I have a question to Jochen Wilhelm and other experts in the field. I am a physician scientist currently working in basic science. We work on rodent experimental models and use qPCR a lot. We follow very stringent qPCR protocols with various reference genes for different tissues and cell lines. I believe our technical standards are good and our results are controlled for as many confounders as possible.
Reading high impact publications in our field I am often struck how little information is provided as to how qPCR data was analyzed. In expensive animal models or rare human tissue samples I understand the limitations on sample size and I acknowledge that whichever statistical test is applied, any conclusion on few samples should be taken with a pinch of salt. Again, statistical standards differ greatly between an exploratory n=5 rodent study or a n=5000 human biomarker validation for clinical application and I can live with this difference in statistical quality.
Returning to my question: Dr. Wilhelm is a strong advocate of working with log values in qPCR data and I completely agree with this. It is a common practice to perform log transformation to reduce skweness or variation in data, so why transform log data to increase variation before analysis? Yet, it is common practice to show fold changes on a linear scale in the world of physicians and I have been criticized by reviewers for showing dCt values. I know it is correct and mathematically makes sense, but it is the reviewer and to an extent the (bad) convention that decides what and where data is published. So I am wondering what a good compromise between mathematical sense and convention could be.

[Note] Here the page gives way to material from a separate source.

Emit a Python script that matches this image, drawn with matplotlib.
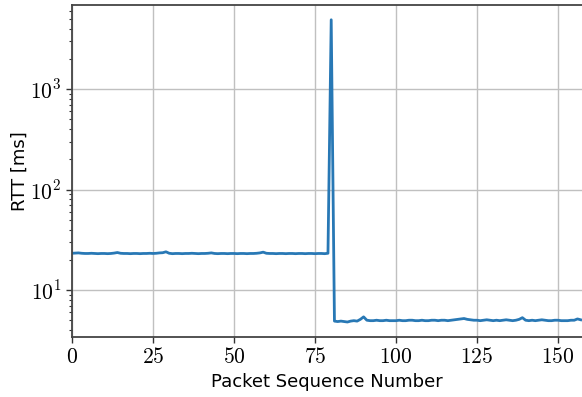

My current approach: Perform statistics on dCt or ddCt values and mention this in the methods section accordingly. Then show 2^-dCt (or 2^-ddCt) in the figures. Mean and error are calculated from dCt values and then I use exponentiates of these values for my graph (because I am not interested in the mean of relative expression!). On the y-axis I use a log-scale in order not to underrepresent downregulated GOIs. So it leaves me with a graph of relative expression (or fold changes) with asterisks to indicate levels of significance from the log values. Is this a valid approach? I feel this might be a compromise between convention and actual mathematical sense. What do you think?